The theory in the United States at least is that such employment is permanent only for the unfit; that the best elements graduate out of it into more remunerative toil. The former history of the country goes far to establish that belief. But it is no longer tenable in face of the facts. The appropriation of the public lands, the practical closing of opportunity, the degradation of the crafts in face of the consolidation of industry, all tend not only to shut the avenue of escape for the unskilled laborer but to greatly increase his numbers.

This mass is already beginning to show signs of independent life. It is not waiting to be organized from above, it is trying to organize itself. Slowly and painfully it is trying its limbs and exercising hitherto unused functions. Within a few months that portion of the population which has been regarded with scorn and which has been considered unworthy of recognition by the regular organized trades has made McKees Rocks, Spokane, Lawrence, Little Falls, Canadian Northern, Paterson, Mesaba Iron Range, Fresno and Everett historic names in the American labor movement. The Industrial Workers of the World may be regarded as the first definite step in the organization of the real proletariat.

With the advent of the unskilled into the ranks of organized labor there can be no further blinking or obscuring of the real point at issue between the capitalist and the laborer.

The unskilled laborer knows without any telling that he is exploited at the point of production. No question of taxes can help him, municipalization or nationalization is no remedy for his ills, no scheme of municipal or other reforms can meet the circumstances of his case.

He challenges the whole structure of modern society at its base, the contract of employment. He matches his no-property against all the property of the dominant class, his no-law against the law of the industrial and commercial masters, his ability to starve against all the resources of civilization.

When the unskilled laborer enters the fight he drags the rest of the crafts after him. They must take up his fight. Even the respectable petit-bourgeois socialist must dance to his tune, as is seen in the French chamber where the Socialist representatives vigorously took up the cudgels for Durand, the syndicalist, unjustly sentenced for the killing of a scab.

What is still more remarkable he, by means of the industrial union, builds up a society within society, an "imperium in imperio." He consolidates and harmonizes every branch of wage labor in the industry, until should he declare the present owners expropriated the industry would go along its accustomed course in the hands of the industrial organization without any shock or jar to the rest of us.

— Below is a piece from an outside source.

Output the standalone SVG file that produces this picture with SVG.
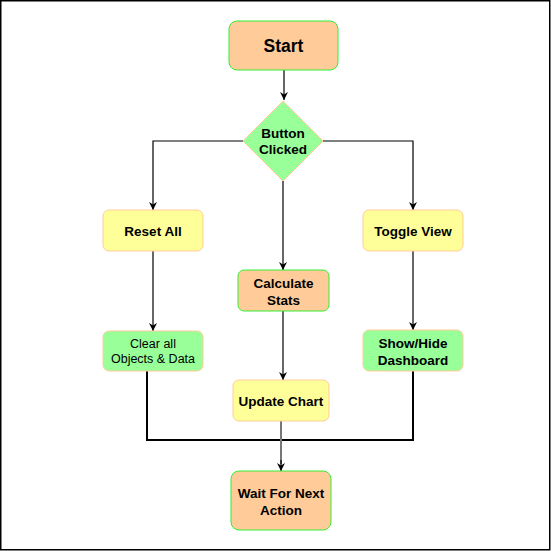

So the fullness of time and capitalistic development have at last brought about the Marxian proletariat.

Time, however, the great dispeller of illusions, has wrought its effect upon the mind of that proletariat. No longer will it satisfy itself with the belief that parliamentary action will bring the relief which it so earnestly deserves. On the contrary it grows more and more distrustful of mere parliamentarism. It has learned the lesson that political power is merely the reflex of economic power, and that political advantage can only be had through economic superiority; that there is no road to power save through the "will to power" and all that that implies.

The proletarian, which is just entering the ring as a contestant for the mastery of the modern world, comes equipped with the knowledge that its victories are not to be won by the babblings of public men and the intrigues of political place-hunters, but by stern conflict on the industrial field and by ceaseless and relentless war upon those whom it must expropriate.